The claim that only Sound Transit can do anything is simply absurd. The absurdity was shown by Mr Sims asking for $120 Million for Metro so people can get a seat on a bus instead of having to stand, but ST saying no, we can't do that. Nickels may think a long bus ride standing is a joke, but to bus riders it is not.

One final question: if ST2 passes, what is to keep the legislature from picking ST's pockets? ST will actually have even more money. That gives more incentive to pick the pockets, so to speak. And maybe it will even be easier to pick the pockets if there's more flexibility, as seems to be implied in the article.

Posted Sat, Jul 26, 9:21 a.m. inappropriate

RE: Can't we all just get along?: Good point about the different deadlines, and my clumsiness in phrasing it poorly. As I understand it, the money will continue to roll in to pay off the bond portion of the construction, some years after the system is completed. See comment below from Niles questioning whether the taxes actually disappear at that point. I think the Sound Transit resolution allows for them to go away but does not require it.

Crosscut has been an open forum for strong arguments for and against ST2; we don't take any editorial position, leaving that decision to our readers. I am certainly not "trying to kill ST," and have written in support of rail transit and in support of Prop 1.

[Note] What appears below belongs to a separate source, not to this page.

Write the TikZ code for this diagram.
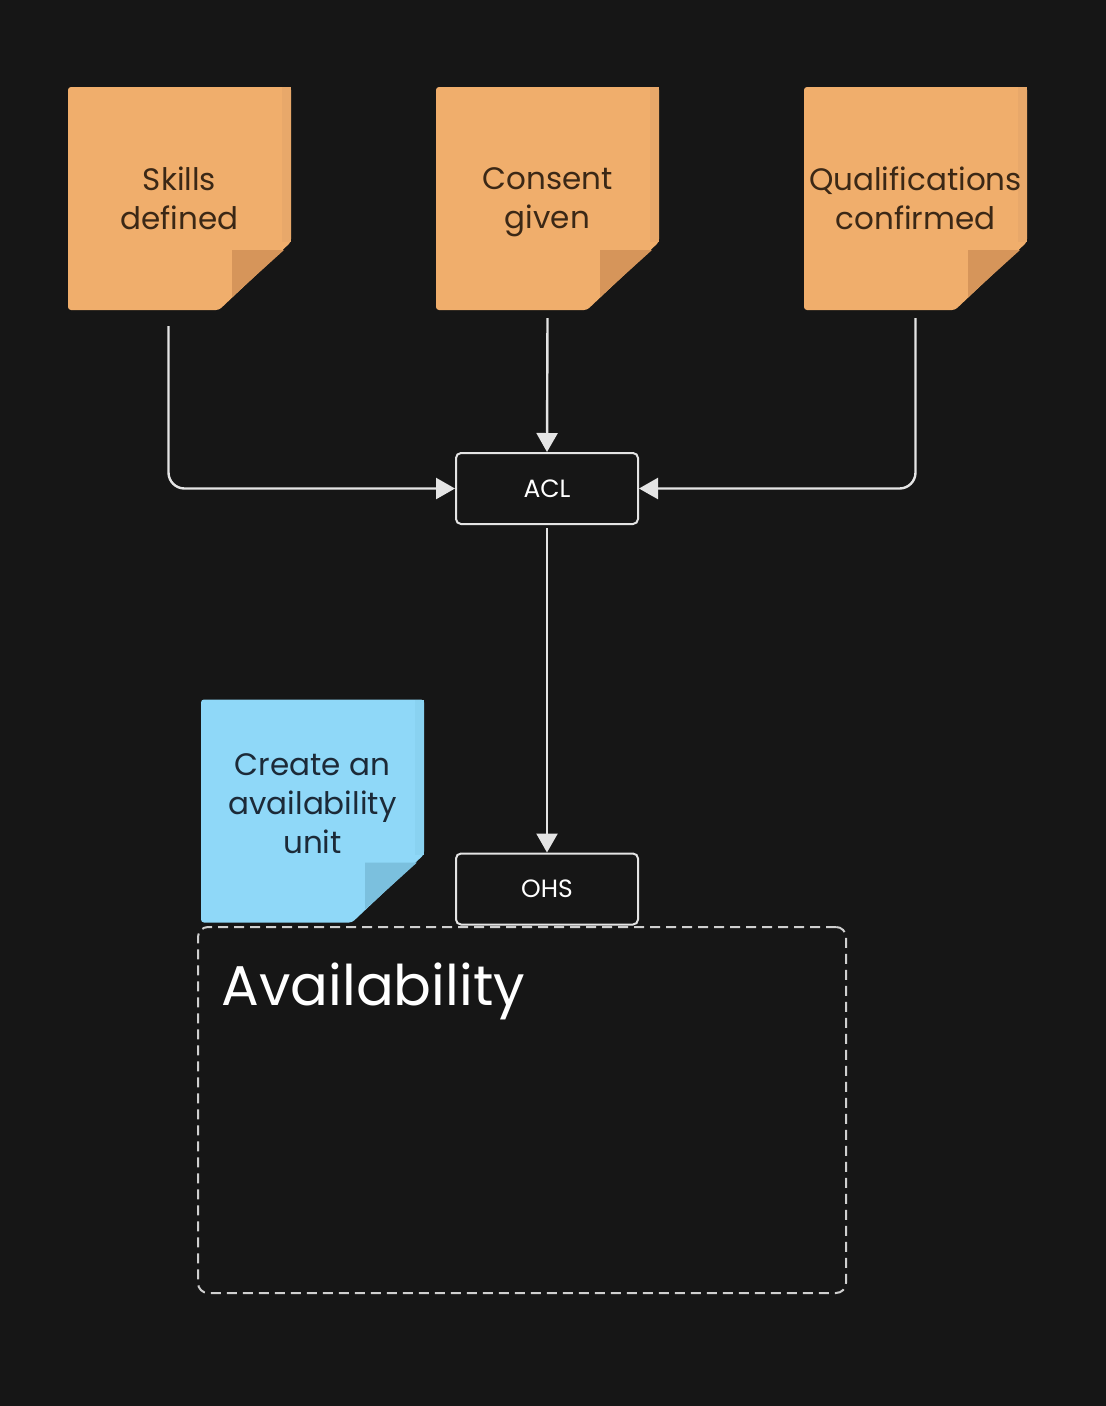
\documentclass[tikz,border=0pt]{standalone}
\usepackage{fontspec}
\setmainfont{Poppins}
\usepackage{tikz}
\usetikzlibrary{arrows.meta,positioning,calc}

\definecolor{bgdark}{HTML}{161616}
\definecolor{noteorange}{HTML}{F0AE6C}
\definecolor{foldorange}{HTML}{D6955A}
\definecolor{edgeorange}{HTML}{E8A86A}
\definecolor{noteblue}{HTML}{8FD8F8}
\definecolor{foldblue}{HTML}{7BC0DE}
\definecolor{edgeblue}{HTML}{89D2F1}
\definecolor{browntext}{HTML}{3B2816}
\definecolor{navytext}{HTML}{1C2A38}
\definecolor{linegray}{HTML}{E4E4E4}
\definecolor{dashgray}{HTML}{CFCFCF}

\begin{document}
\begin{tikzpicture}[
    x=1pt, y=-1pt,
    sticky/.style n args={4}{minimum width=223pt, minimum height=223pt, inner sep=0pt,
        align=center, text=#4, text depth=0pt, font=\fontsize{31}{39}\selectfont,
        path picture={
            \fill[#1, rounded corners=3pt] (path picture bounding box.north west)
                -- (path picture bounding box.north east)
                -- ([yshift=68pt]path picture bounding box.south east)
                -- ([xshift=-72pt]path picture bounding box.south east)
                -- (path picture bounding box.south west) -- cycle;
            \fill[#3] ([xshift=-9pt]path picture bounding box.north east)
                rectangle ([yshift=68pt]path picture bounding box.south east);
            \fill[#2] ([xshift=-59pt,yshift=60pt]path picture bounding box.south east)
                -- ([xshift=-7pt,yshift=60pt]path picture bounding box.south east)
                -- ([xshift=-59pt,yshift=13pt]path picture bounding box.south east) -- cycle;
        }},
    orangenote/.style={sticky={noteorange}{foldorange}{edgeorange}{browntext}},
    bluenote/.style={sticky={noteblue}{foldblue}{edgeblue}{navytext}, text depth=14pt},
    service/.style={draw=linegray, line width=2pt, rounded corners=5pt, fill=bgdark,
        minimum width=182pt, minimum height=71pt, inner sep=0pt, text=white,
        font=\fontsize{25}{30}\selectfont},
    link/.style={draw=linegray, line width=2.4pt, rounded corners=16pt,
        -{Triangle[length=19pt,width=21pt]}},
    groupbox/.style={draw=dashgray, line width=2pt, dash pattern=on 10pt off 6pt,
        rounded corners=10pt, minimum width=648pt, minimum height=366pt, inner sep=0pt}
]
% Background
\fill[bgdark] (0,0) rectangle (1106,1406);
% Events
\node[orangenote] (skills) at (179.5,198.5) {Skills\\defined};
\node[orangenote] (consent) at (547.5,198.5) {Consent\\given};
\node[orangenote] (qual) at (915.5,198.5) {Qualifications\\confirmed};
% Bounded context
\node[groupbox] (avail) at (522,1110) {};
\node[anchor=base west, text=white, font=\fontsize{56}{62}\selectfont] (availtitle) at (218,1005) {Availability};
% Command
\node[bluenote] (create) at (312.5,811) {Create an\\availability\\unit};
% Translation layers
\node[service] (acl) at (547,488.5) {ACL};
\node[service] (ohs) at (547,889) {OHS};
% Flows
\draw[link] ([xshift=-11pt,yshift=-16pt]skills.south) |- (acl.west);
\draw[link] ([yshift=-8pt]consent.south) -- (acl.north);
\draw[link] ([yshift=-8pt]qual.south) |- (acl.east);
\draw[link] ([yshift=-3pt]acl.south) -- (ohs.north);
\end{tikzpicture}
\end{document}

Posted Sat, Jul 26, 3:33 p.m. inappropriate

RE: Can't we all just get along?: I appologize for equating your opinions with that of your site. I stopped reading Crosscut months ago because of the constant anti-rail, anti-density tone. Only Ben's recent piece brought me back. Looking back at the articles published those months ago, I don't see your name. I do hope that I'm mistaken about the tone of this article.

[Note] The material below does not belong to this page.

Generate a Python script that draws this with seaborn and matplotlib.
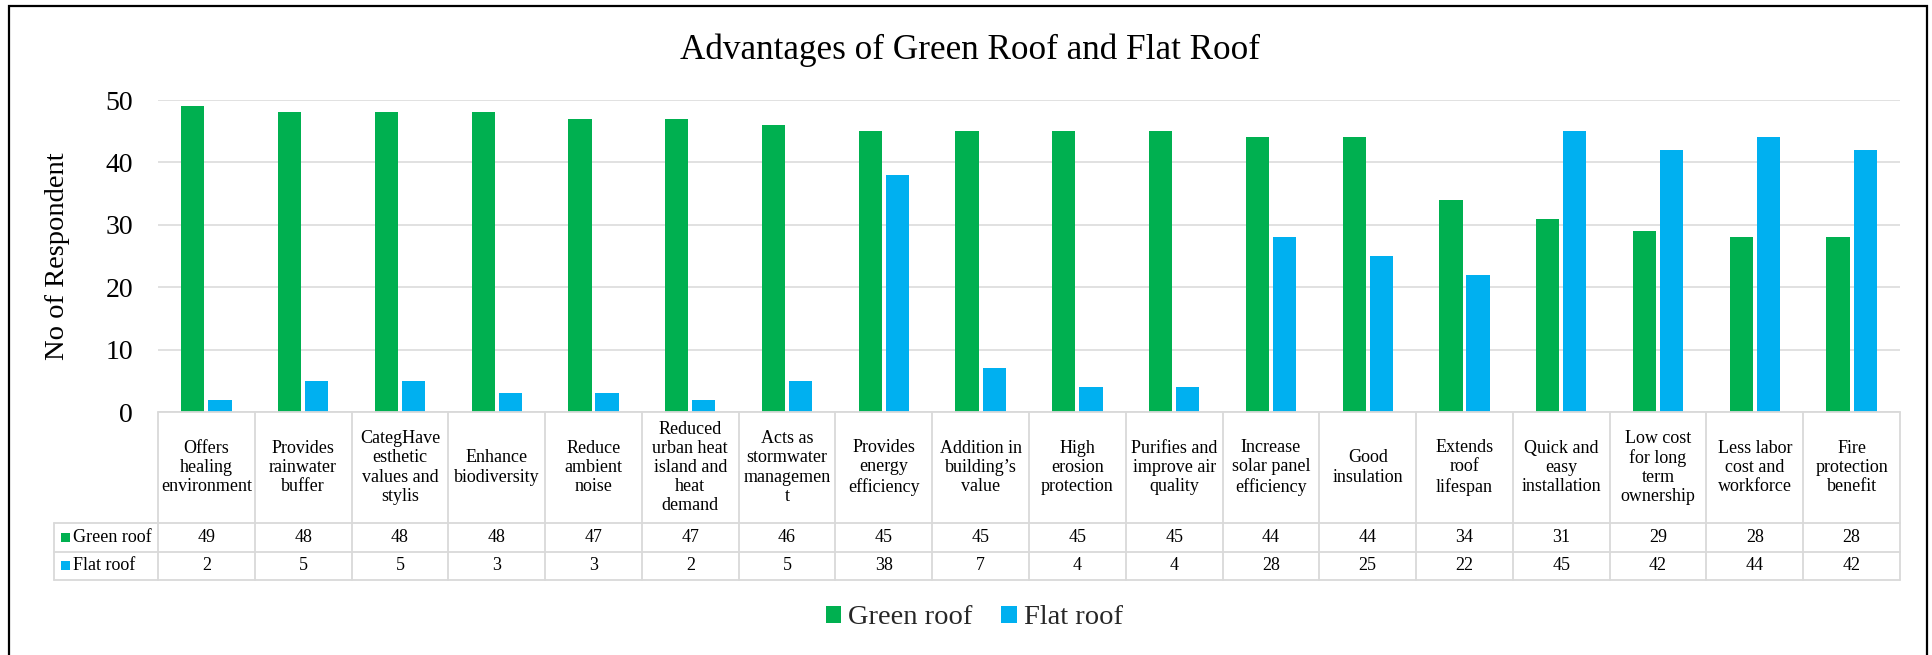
import matplotlib
matplotlib.use("Agg")
import matplotlib.pyplot as plt
import matplotlib.patches as mpatches
import matplotlib.transforms as mtransforms
import seaborn as sns
import pandas as pd

# ---- data -------------------------------------------------------------
categories = [
    "Offers\nhealing\nenvironment",
    "Provides\nrainwater\nbuffer",
    "CategHave\nesthetic\nvalues and\nstylis",
    "Enhance\nbiodiversity",
    "Reduce\nambient\nnoise",
    "Reduced\nurban heat\nisland and\nheat\ndemand",
    "Acts as\nstormwater\nmanagemen\nt",
    "Provides\nenergy\nefficiency",
    "Addition in\nbuilding\u2019s\nvalue",
    "High\nerosion\nprotection",
    "Purifies and\nimprove air\nquality",
    "Increase\nsolar panel\nefficiency",
    "Good\ninsulation",
    "Extends\nroof\nlifespan",
    "Quick and\neasy\ninstallation",
    "Low cost\nfor long\nterm\nownership",
    "Less labor\ncost and\nworkforce",
    "Fire\nprotection\nbenefit",
]
green_roof = [49, 48, 48, 48, 47, 47, 46, 45, 45, 45, 45, 44, 44, 34, 31, 29, 28, 28]
flat_roof = [2, 5, 5, 3, 3, 2, 5, 38, 7, 4, 4, 28, 25, 22, 45, 42, 44, 42]
series_names = ["Green roof", "Flat roof"]
series_colors = ["#00B050", "#00B0F0"]
y_ticks = [0, 10, 20, 30, 40, 50]
title = "Advantages of Green Roof and Flat Roof"
y_label = "No of Respondent"

df = pd.DataFrame({
    "Advantage": categories * 2,
    "Respondents": green_roof + flat_roof,
    "Roof": [series_names[0]] * len(categories) + [series_names[1]] * len(categories),
})

# ---- style ------------------------------------------------------------
sns.set_theme(style="white")
plt.rcParams["font.family"] = ["Liberation Serif", "DejaVu Serif"]
GRID = "#D9D9D9"

W, H = 1933, 655
fig = plt.figure(figsize=(W / 100, H / 100), dpi=100)
ax_left, ax_right, ax_top, ax_bottom = 158, 1900, 100, 412
ax = fig.add_axes([ax_left / W, 1 - ax_bottom / H,
                   (ax_right - ax_left) / W, (ax_bottom - ax_top) / H])

sns.barplot(data=df, x="Advantage", y="Respondents", hue="Roof",
            order=categories, hue_order=series_names, palette=series_colors,
            saturation=1, width=0.56, gap=0.14, linewidth=0,
            errorbar=None, legend=False, ax=ax)

n = len(categories)
ax.set_xlim(-0.5, n - 0.5)
ax.set_ylim(y_ticks[0], y_ticks[-1])
ax.set_yticks(y_ticks)
ax.set_xticks([])
ax.set_xlabel("")
ax.set_ylabel(y_label, fontsize=20.5, color="black")
ax.yaxis.set_label_coords(-0.0505, 0.5)
ax.tick_params(axis="y", length=0, pad=18, labelsize=20, labelcolor="black")
ax.yaxis.grid(True, color=GRID, linewidth=1.1)
ax.set_axisbelow(True)
for s in ax.spines.values():
    s.set_visible(False)

# ---- data table under the axis ----------------------------------------
trans = mtransforms.blended_transform_factory(ax.transData, ax.transAxes)
ax_h = ax_bottom - ax_top
px_per_cat = (ax_right - ax_left) / n
header_h = 111 / ax_h
row_h = 28.5 / ax_h
y_hdr = -header_h
y_r1 = y_hdr - row_h
y_r2 = y_r1 - row_h
leg_left = -0.5 - 104 / px_per_cat

line_kw = dict(color=GRID, linewidth=1.3, transform=trans, clip_on=False)
ax.plot([-0.5, n - 0.5], [0, 0], **line_kw)
for yy in (y_hdr, y_r1, y_r2):
    ax.plot([leg_left, n - 0.5], [yy, yy], **line_kw)
for i in range(n + 1):
    ax.plot([i - 0.5, i - 0.5], [0, y_r2], **line_kw)
ax.plot([leg_left, leg_left], [y_hdr, y_r2], **line_kw)

txt_kw = dict(transform=trans, fontsize=13, color="black", clip_on=False)
for i, cat in enumerate(categories):
    ax.text(i, y_hdr / 2, cat, ha="center", va="center", linespacing=1.17, **txt_kw)
for values, y_top in ((green_roof, y_hdr), (flat_roof, y_r1)):
    for i, v in enumerate(values):
        ax.text(i, y_top - row_h / 2, str(v), ha="center", va="center", **txt_kw)

sq_w = 9 / px_per_cat
sq_h = 9 / ax_h
for name, color, y_top in zip(series_names, series_colors, (y_hdr, y_r1)):
    yc = y_top - row_h / 2
    ax.add_patch(mpatches.Rectangle((leg_left + 7 / px_per_cat, yc - sq_h / 2), sq_w, sq_h,
                                    facecolor=color, edgecolor="none",
                                    transform=trans, clip_on=False))
    ax.text(leg_left + 19 / px_per_cat, yc, name, ha="left", va="center", **txt_kw)

# ---- title, legend, frame ---------------------------------------------
fig.text(0.502, 1 - 50 / H, title, ha="center", va="center", fontsize=25.3, color="black")

handles = [mpatches.Patch(facecolor=c, edgecolor="none", label=l)
           for l, c in zip(series_names, series_colors)]
fig.legend(handles=handles, loc="center", bbox_to_anchor=(0.504, 1 - 618 / H),
           ncol=2, frameon=False, fontsize=20.5, handlelength=0.55,
           handleheight=0.55, handletextpad=0.25, columnspacing=1.0)

fig.patches.append(mpatches.Rectangle((9 / W, -0.05), (1927 - 9) / W, 1.05 - 6 / H,
                                      transform=fig.transFigure, fill=False,
                                      edgecolor="black", linewidth=1.6))

fig.savefig("out.png", dpi=100, facecolor="white")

Posted Sat, Jul 26, 11:42 p.m. inappropriate

RE: No sunset on 1/2 cent transit sales tax hike, and light rail test ride already funded: John Niles continues his 20 year jihad against light rail with outright lies and innuendo. There is no indication that light rail will not open on schedule. Trains are already being tested on MLK and in SODO. We know that light rail will work, John, we are the last major metropolitan area to build any.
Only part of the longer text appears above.